On Fri, Jan 31, 2020 at 02:06:07PM +0000, fdmanana@xxxxxxxxxx wrote:
> From: Filipe Manana <fdmanana@xxxxxxxx>
>
> We have a few cases where we allow an extent map that is in an extent map
> tree to be merged with other extents in the tree. Such cases include the
> unpinning of an extent after the respective ordered extent completed or
> after logging an extent during a fast fsync. This can lead to subtle and
> dangerous problems because when doing the merge some other task might be
> using the same extent map and as consequence see an inconsistent state of
> the extent map - for example sees the new length but has seen the old start
> offset.
>
> With luck this triggers a BUG_ON(), and not some silent bug, such as the
> following one in __do_readpage():
>
> $ cat -n fs/btrfs/extent_io.c
> 3061 static int __do_readpage(struct extent_io_tree *tree,
> 3062 struct page *page,
> (...)
> 3127 em = __get_extent_map(inode, page, pg_offset, cur,
> 3128 end - cur + 1, get_extent, em_cached);
> 3129 if (IS_ERR_OR_NULL(em)) {
> 3130 SetPageError(page);
> 3131 unlock_extent(tree, cur, end);
> 3132 break;
> 3133 }
> 3134 extent_offset = cur - em->start;
> 3135 BUG_ON(extent_map_end(em) <= cur);
> (...)
>
> Consider the following example scenario, where we end up hitting the
> BUG_ON() in __do_readpage().
>
> We have an inode with a size of 8Kb and 2 extent maps:
>
> extent A: file offset 0, length 4Kb, disk_bytenr = X, persisted on disk by
> a previous transaction
>
> extent B: file offset 4Kb, length 4Kb, disk_bytenr = X + 4Kb, not yet
> persisted but writeback started for it already.
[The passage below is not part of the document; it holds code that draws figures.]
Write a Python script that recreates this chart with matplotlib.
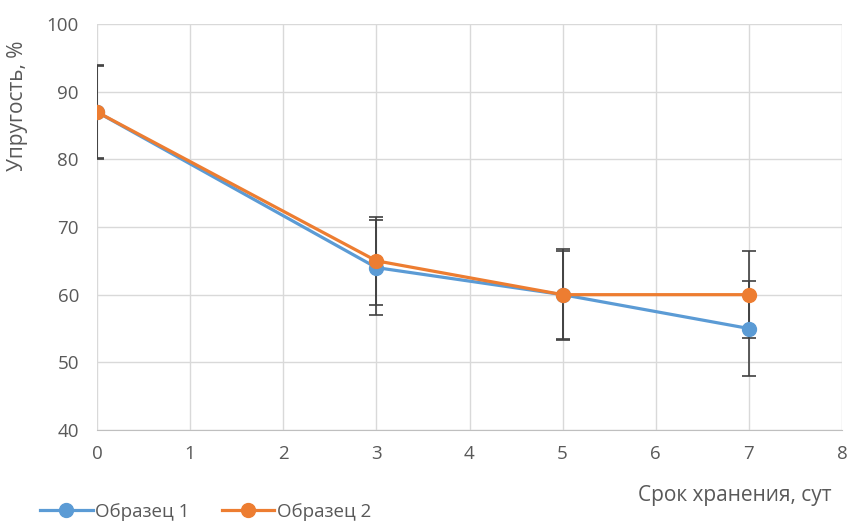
import matplotlib
matplotlib.use("Agg")
import matplotlib.pyplot as plt
from matplotlib.lines import Line2D

plt.rcParams['font.family'] = ['Open Sans', 'DejaVu Sans']

days = [0, 3, 5, 7]
sample1 = [87, 64, 60, 55]
sample1_err = [7.0, 7.0, 6.7, 7.0]
sample2 = [87, 65, 60, 60]
sample2_err = [6.8, 6.5, 6.5, 6.4]
series_names = ["Образец 1", "Образец 2"]
x_ticks = list(range(0, 9))
y_ticks = list(range(40, 101, 10))

W, H = 849, 521
fig = plt.figure(figsize=(W / 100, H / 100), dpi=100)
ax = fig.add_axes([97 / W, 1 - 430 / H, (842 - 97) / W, (430 - 24) / H])

text_color = "#595959"
grid_color = "#D9D9D9"
blue = "#5B9BD5"
orange = "#ED7D31"
err_color = "#404040"

for y, err, c, name in [(sample1, sample1_err, blue, series_names[0]),
                        (sample2, sample2_err, orange, series_names[1])]:
    ax.errorbar(days, y, yerr=err, fmt='none', ecolor=err_color,
                elinewidth=1.2, capsize=5, capthick=1.2, zorder=2)
    ax.plot(days, y, color=c, lw=2.3, marker='o', ms=10,
            markeredgecolor=c, zorder=3, label=name)

ax.set_xlim(0, 8)
ax.set_ylim(40, 100)
ax.set_xticks(x_ticks)
ax.set_yticks(y_ticks)
ax.grid(True, color=grid_color, lw=1)
ax.set_axisbelow(True)
for side in ["top", "right", "left"]:
    ax.spines[side].set_visible(False)
ax.spines["bottom"].set_color("#BFBFBF")
ax.tick_params(axis='both', length=0, labelsize=13.5, colors=text_color)
ax.tick_params(axis='x', pad=11)
ax.tick_params(axis='y', pad=13)

fig.text(18 / W, 1 - 106 / H, "Упругость, %", rotation=90, ha='center',
         va='center', fontsize=15, color=text_color)
fig.text(832 / W, 1 - 496 / H, "Срок хранения, сут", ha='right',
         va='center', fontsize=15, color=text_color)

handles = [Line2D([0], [0], color=blue, lw=2.3, marker='o', ms=10),
           Line2D([0], [0], color=orange, lw=2.3, marker='o', ms=10)]
fig.legend(handles, series_names, loc='center left',
           bbox_to_anchor=(40 / W, 1 - 512 / H), ncol=2, frameon=False,
           fontsize=13.5, labelcolor=text_color, handlelength=2.8,
           handletextpad=0.15, columnspacing=1.7, borderaxespad=0,
           borderpad=0)

fig.savefig("out.png", dpi=100)
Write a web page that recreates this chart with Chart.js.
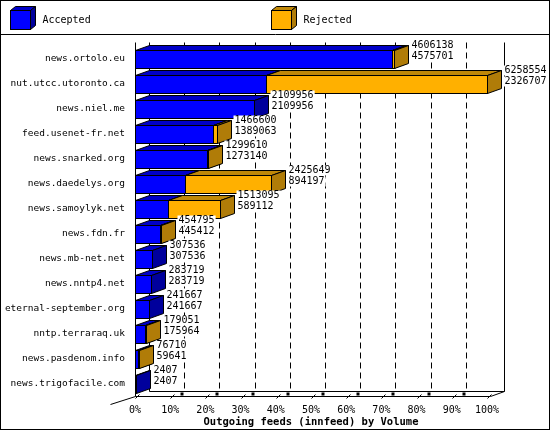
<!DOCTYPE html>
<html><head><meta charset="utf-8">
<script src="https://cdn.jsdelivr.net/npm/chart.js@4/dist/chart.umd.min.js"></script>
<style>body{margin:0;background:#fff}#wrap{width:550px;height:430px;position:relative}</style>
</head><body><div id="wrap"><canvas id="c" width="550" height="430"></canvas></div>
<script>
// innfeed outgoing volume per peer
const hosts = ['news.ortolo.eu', 'nut.utcc.utoronto.ca', 'news.niel.me', 'feed.usenet-fr.net',
  'news.snarked.org', 'news.daedelys.org', 'news.samoylyk.net', 'news.fdn.fr', 'news.mb-net.net',
  'news.nntp4.net', 'eternal-september.org', 'nntp.terraraq.uk', 'news.pasdenom.info', 'news.trigofacile.com'];
const offered = [4606138, 6258554, 2109956, 1466600, 1299610, 2425649, 1513095, 454795, 307536, 283719, 241667, 179051, 76710, 2407];
const accepted = [4575701, 2326707, 2109956, 1389063, 1273140, 894197, 589112, 445412, 307536, 283719, 241667, 175964, 59641, 2407];
const rejected = offered.map((v, i) => v - accepted[i]);
const maxVal = Math.max(...offered);

const DX = 14, DY = -5;
const FONT = '"DejaVu Sans Mono", monospace';
const colors = {
  acc: { front: '#0000ff', top: '#0000c8', side: '#00009c' },
  rej: { front: '#ffb000', top: '#c08808', side: '#b07c08' }
};

function box3d(ctx, x, y, w, h, c, dx = DX, dy = DY) {
  ctx.lineWidth = 1; ctx.strokeStyle = '#000';
  ctx.fillStyle = c.top;
  ctx.beginPath();
  ctx.moveTo(x, y); ctx.lineTo(x + dx, y + dy); ctx.lineTo(x + w + dx, y + dy); ctx.lineTo(x + w, y);
  ctx.closePath(); ctx.fill(); ctx.stroke();
  ctx.fillStyle = c.side;
  ctx.beginPath();
  ctx.moveTo(x + w, y); ctx.lineTo(x + w + dx, y + dy); ctx.lineTo(x + w + dx, y + h + dy); ctx.lineTo(x + w, y + h);
  ctx.closePath(); ctx.fill(); ctx.stroke();
  ctx.fillStyle = c.front;
  ctx.fillRect(x, y, w, h); ctx.strokeRect(x, y, w, h);
}

function label(ctx, txt, x, y) {
  const w = ctx.measureText(txt).width;
  ctx.fillStyle = '#fff';
  ctx.fillRect(x - 1, y - 5, w + 2, 10);
  ctx.fillStyle = '#000';
  ctx.fillText(txt, x, y);
}

const deco = {
  id: 'deco',
  beforeDatasetsDraw(chart) {
    const ctx = chart.ctx, a = chart.chartArea, xs = chart.scales.x;
    ctx.save();
    ctx.translate(0.5, 0.5);
    ctx.strokeStyle = '#000'; ctx.fillStyle = '#000'; ctx.lineWidth = 1;
    ctx.setLineDash([6, 4]);
    for (let i = 1; i < 10; i++) {
      const x = Math.round(xs.getPixelForValue(maxVal * i / 10)) + DX;
      ctx.beginPath(); ctx.moveTo(x, a.top - 4); ctx.lineTo(x, a.bottom + DY); ctx.stroke();
    }
    ctx.setLineDash([]);
    ctx.beginPath();
    ctx.moveTo(a.left + DX, a.top - 4); ctx.lineTo(a.left + DX, a.bottom + DY);
    ctx.moveTo(a.right + DX + 3, a.top - 4); ctx.lineTo(a.right + DX + 3, a.bottom + DY);
    ctx.lineTo(a.left + DX, a.bottom + DY);
    ctx.moveTo(a.left, a.top - 4); ctx.lineTo(a.left, a.bottom);
    ctx.lineTo(a.right + 3, a.bottom);
    ctx.moveTo(a.left, a.bottom); ctx.lineTo(a.left - 25, a.bottom + 8);
    ctx.moveTo(a.right + 3, a.bottom); ctx.lineTo(a.right + DX + 3, a.bottom + DY);
    ctx.stroke();
    for (let i = 0; i <= 10; i++) {
      const x = Math.round(xs.getPixelForValue(maxVal * i / 10));
      ctx.beginPath(); ctx.moveTo(x, a.bottom + 2); ctx.lineTo(x + 4, a.bottom - 2); ctx.stroke();
      if (i > 0 && i < 10) ctx.fillRect(x + 10, a.bottom - 4, 3, 3);
    }
    ctx.restore();
  },
  afterDatasetsDraw(chart) {
    const ctx = chart.ctx;
    const m0 = chart.getDatasetMeta(0).data, m1 = chart.getDatasetMeta(1).data;
    ctx.save();
    ctx.translate(0.5, 0.5);
    hosts.forEach((h, i) => {
      const b0 = m0[i], b1 = m1[i];
      const top = Math.round(b0.y - b0.height / 2), hh = Math.round(b0.height);
      const x0 = Math.round(b0.base);
      const w0 = Math.max(1, Math.round(b0.x - b0.base));
      box3d(ctx, x0, top, w0, hh, colors.acc);
      let end = x0 + w0;
      const w1 = Math.round(b1.x - b1.base);
      if (rejected[i] > 0) {
        box3d(ctx, x0 + w0, top, Math.max(1, w1), hh, colors.rej);
        end = x0 + w0 + Math.max(1, w1);
      }
      ctx.font = '10px ' + FONT;
      ctx.textAlign = 'left'; ctx.textBaseline = 'middle';
      label(ctx, String(offered[i]), end + DX + 3, top - 5);
      label(ctx, String(accepted[i]), end + DX + 3, top + 6);
    });
    // legend
    box3d(ctx, 10, 10, 20, 19, colors.acc, 5, -4);
    box3d(ctx, 271, 10, 20, 19, colors.rej, 5, -4);
    ctx.fillStyle = '#000'; ctx.font = '10px ' + FONT;
    ctx.textAlign = 'left'; ctx.textBaseline = 'middle';
    ctx.fillText('Accepted', 42, 20);
    ctx.fillText('Rejected', 303, 20);
    ctx.beginPath(); ctx.moveTo(0, 34); ctx.lineTo(550, 34); ctx.stroke();
    ctx.strokeRect(0, 0, 549, 429);
    ctx.restore();
  }
};

new Chart(document.getElementById('c'), {
  type: 'bar',
  data: {
    labels: hosts,
    datasets: [
      { label: 'Accepted', data: accepted, backgroundColor: 'rgba(0,0,0,0)', stack: 's' },
      { label: 'Rejected', data: rejected, backgroundColor: 'rgba(0,0,0,0)', stack: 's' }
    ]
  },
  options: {
    indexAxis: 'y',
    responsive: false,
    animation: false,
    layout: { padding: { top: 46, right: 63, left: 0, bottom: 0 } },
    plugins: { legend: { display: false }, tooltip: { enabled: false } },
    scales: {
      x: {
        stacked: true, min: 0, max: maxVal,
        afterBuildTicks: s => { s.ticks = [0,1,2,3,4,5,6,7,8,9,10].map(i => ({ value: maxVal * i / 10 })); },
        ticks: { callback: (v) => Math.round(v / maxVal * 100) + '%', color: '#000', font: { family: FONT, size: 10 }, padding: 0, maxRotation: 0 },
        grid: { display: false }, border: { display: false },
        title: { display: true, text: 'Outgoing feeds (innfeed) by Volume', color: '#000', font: { family: FONT, size: 10.5, weight: 'bold' }, padding: { top: 0, bottom: 1 } },
        afterFit: s => { s.height = 34; }
      },
      y: {
        stacked: true,
        categoryPercentage: 0.52, barPercentage: 1,
        ticks: { color: '#000', font: { family: FONT, size: 9.5 }, padding: 2 },
        grid: { display: false }, border: { display: false },
        afterFit: s => { s.width = 135; }
      }
    }
  },
  plugins: [deco]
});
</script></body></html>
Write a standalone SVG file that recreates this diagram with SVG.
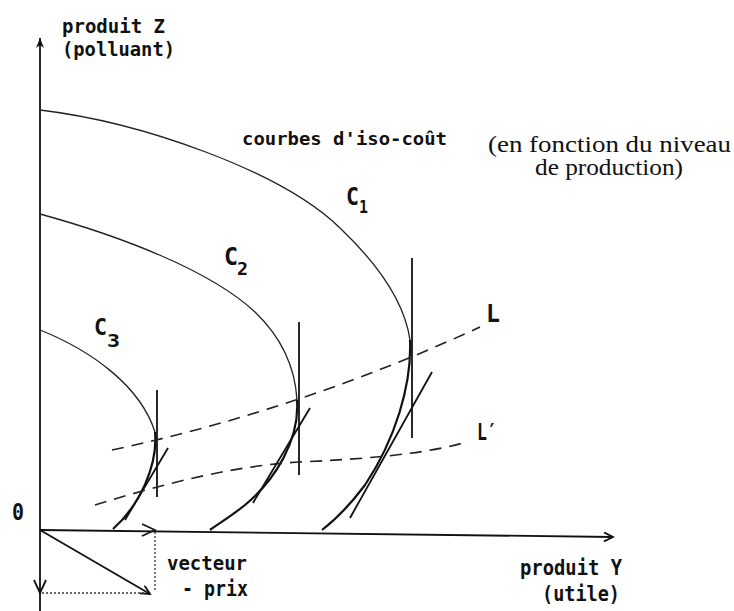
<svg xmlns="http://www.w3.org/2000/svg" width="734" height="611" viewBox="0 0 734 611">
<style>
.bg{fill:#fff}
.ax{stroke:#111;stroke-width:1.8;fill:none}
.cv{stroke:#222;stroke-width:1.3;fill:none}
.cvb{stroke:#111;stroke-width:2.2;fill:none}
.tl{stroke:#111;stroke-width:1.8;fill:none}
.ds{stroke:#222;stroke-width:1.6;fill:none;stroke-dasharray:12 8}
.dt{stroke:#333;stroke-width:1.3;fill:none;stroke-dasharray:2 2}
.tw{font-family:"DejaVu Sans Mono","Liberation Mono",monospace;font-weight:bold;fill:#111}
.sf{font-family:"Liberation Serif","Times New Roman",serif;fill:#111}
</style>
<defs>
<marker id="open" markerWidth="12" markerHeight="12" refX="10" refY="5" orient="auto" markerUnits="userSpaceOnUse">
<path d="M1,0.5 L10,5 L1,9.5" fill="none" stroke="#111" stroke-width="1.8"/>
</marker>
<marker id="tip" markerWidth="12" markerHeight="12" refX="10" refY="4" orient="auto" markerUnits="userSpaceOnUse">
<path d="M0,0 L10,4 L0,8 L3,4 Z" fill="#111"/>
</marker>
</defs>
<rect class="bg" x="0" y="0" width="734" height="611"/>

<g id="axes">
<line class="ax" x1="40" y1="611" x2="40" y2="38" marker-end="url(#tip)"/>
<line class="ax" x1="40" y1="530" x2="613" y2="537" marker-end="url(#open)"/>
</g>

<g id="curve-C1">
<path class="cv" d="M40,110 C140,122 280,170 340,228 C380,266 405,305 410,340"/>
<path class="cvb" d="M410,340 C412,385 395,440 365,485 C350,505 335,520 322,530"/>
<line class="tl" x1="412" y1="258" x2="412" y2="438"/>
<line class="tl" x1="432" y1="372" x2="350" y2="518"/>
<text class="tw" x="346" y="205" font-size="24" textLength="13" lengthAdjust="spacingAndGlyphs">C</text>
<text class="tw" x="359" y="213" font-size="17" textLength="9" lengthAdjust="spacingAndGlyphs">1</text>
</g>

<g id="curve-C2">
<path class="cv" d="M40,214 C120,236 210,270 255,312 C280,336 295,365 297,400"/>
<path class="cvb" d="M297,400 C300,440 275,480 245,505 C230,517 218,524 210,530"/>
<line class="tl" x1="299" y1="322" x2="299" y2="475"/>
<line class="tl" x1="310" y1="408" x2="253" y2="503"/>
<text class="tw" x="224" y="265" font-size="24" textLength="14" lengthAdjust="spacingAndGlyphs">C</text>
<text class="tw" x="237" y="275" font-size="17" textLength="11" lengthAdjust="spacingAndGlyphs">2</text>
</g>

<g id="curve-C3">
<path class="cv" d="M40,330 C90,350 140,385 155,432"/>
<path class="cvb" d="M155,432 C158,465 140,505 113,529"/>
<line class="tl" x1="157" y1="390" x2="157" y2="497"/>
<line class="tl" x1="168" y1="448" x2="125" y2="520"/>
<text class="tw" x="94" y="335" font-size="23" textLength="13" lengthAdjust="spacingAndGlyphs">C</text>
<text class="tw" x="107" y="347" font-size="18" textLength="13" lengthAdjust="spacingAndGlyphs">3</text>
</g>

<g id="line-L">
<path class="ds" d="M112,450 Q300,410 480,327"/>
<text class="tw" x="486" y="322" font-size="24" textLength="14" lengthAdjust="spacingAndGlyphs">L</text>
</g>

<g id="line-Lprime">
<path class="ds" d="M95,505 C160,485 230,466 300,462 C360,459 420,455 463,443"/>
<text class="tw" x="477" y="440" font-size="23" textLength="20" lengthAdjust="spacingAndGlyphs">L′</text>
</g>

<g id="price-vector">
<line class="ax" x1="40" y1="530" x2="150" y2="594" marker-end="url(#open)"/>
<line class="dt" x1="155" y1="532" x2="155" y2="592"/>
<line class="dt" x1="42" y1="593" x2="146" y2="593"/>
<path d="M142,524 L155,530 L142,536" fill="none" stroke="#111" stroke-width="1.6"/>
<path d="M34,580 L40,593 L46,580" fill="none" stroke="#111" stroke-width="1.8"/>
<text class="tw" x="167" y="570" font-size="19" textLength="80" lengthAdjust="spacingAndGlyphs">vecteur</text>
<text class="tw" x="182" y="596" font-size="22" textLength="66" lengthAdjust="spacingAndGlyphs">- prix</text>
</g>

<g id="labels">
<text class="tw" x="62" y="33" font-size="20" textLength="103" lengthAdjust="spacingAndGlyphs">produit Z</text>
<text class="tw" x="62" y="56" font-size="20" textLength="113" lengthAdjust="spacingAndGlyphs">(polluant)</text>
<text class="tw" x="12" y="520" font-size="23" textLength="12" lengthAdjust="spacingAndGlyphs">0</text>
<text class="tw" x="520" y="575" font-size="21" textLength="102" lengthAdjust="spacingAndGlyphs">produit Y</text>
<text class="tw" x="542" y="601" font-size="21" textLength="78" lengthAdjust="spacingAndGlyphs">(utile)</text>
<text class="tw" x="242" y="145" font-size="18" textLength="205" lengthAdjust="spacingAndGlyphs">courbes d'iso-coût</text>
<text class="sf" x="488" y="152" font-size="23" textLength="243" lengthAdjust="spacingAndGlyphs">(en fonction du niveau</text>
<text class="sf" x="535" y="175" font-size="23" textLength="148" lengthAdjust="spacingAndGlyphs">de production)</text>
</g>
</svg>
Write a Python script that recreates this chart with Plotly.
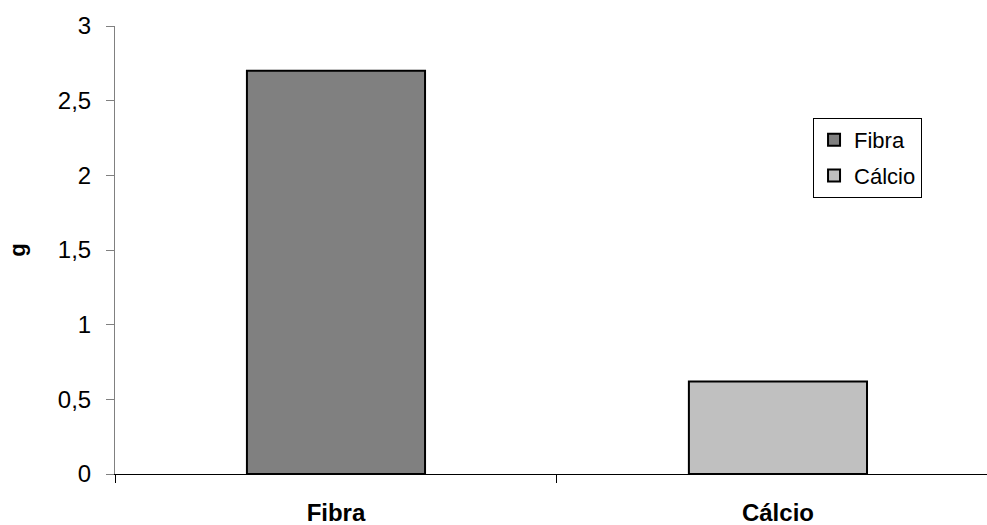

The extent map
> is pinned since there's writeback and an ordered extent in
> progress, so it can not be merged with extent map A yet
>
> The following sequence of steps leads to the BUG_ON():
>
> 1) The ordered extent for extent B completes, the respective page gets its
> writeback bit cleared and the extent map is unpinned, at that point it
> is not yet merged with extent map A because it's in the list of modified
> extents;
>
> 2) Due to memory pressure, or some other reason, the mm subsystem releases
> the page corresponding to extent B - btrfs_releasepage() is called and
> returns 1, meaning the page can be released as it's not dirty, not under
> writeback anymore and the extent range is not locked in the inode's
> iotree. However the extent map is not released, either because we are
> not in a context that allows memory allocations to block or because the
> inode's size is smaller than 16Mb - in this case our inode has a size
> of 8Kb;
>
> 3) Task B needs to read extent B and ends up __do_readpage() through the
> btrfs_readpage() callback. At __do_readpage() it gets a reference to
> extent map B;
>
> 4) Task A, doing a fast fsync, calls clear_em_loggin() against extent map B
> while holding the write lock on the inode's extent map tree - this
> results in try_merge_map() being called and since it's possible to merge
> extent map B with extent map A now (the extent map B was removed from
> the list of modified extents), the merging begins - it sets extent map
> B's start offset to 0 (was 4Kb), but before it increments the map's
> length to 8Kb (4kb + 4Kb), task A is at:
>
> BUG_ON(extent_map_end(em) <= cur);
>
> The call to extent_map_end() sees the extent map has a start of 0
> and a length still at 4Kb, so it returns 4Kb and 'cur' is 4Kb, so
> the BUG_ON() is triggered.
>
> So it's dangerous to modify an extent map that is in the tree, because some
> other task might have got a reference to it before and still using it, and
> needs to see a consistent map while using it. Generally this is very rare
> since most paths that lookup and use extent maps also have the file range
> locked in the inode's iotree. The fsync path is pretty much the only
> exception where we don't do it to avoid serialization with concurrent
> reads.
>
> Fix this by not allowing an extent map do be merged if if it's being used
> by tasks other then the one attempting to merge the extent map (when the
> reference count of the extent map is greater than 2).
>
> Reported-by: ryusuke1925 <st13s20@xxxxxxxxxxxxxxxxxxx>
> Reported-by: Koki Mitani <koki.mitani.xg@xxxxxxxxxxxxx>
> Bugzilla: https://bugzilla.kernel.org/show_bug.cgi?id=206211
> CC: stable@xxxxxxxxxxxxxxx # 4.4+
> Signed-off-by: Filipe Manana <fdmanana@xxxxxxxx>
Added to misc-next, thanks.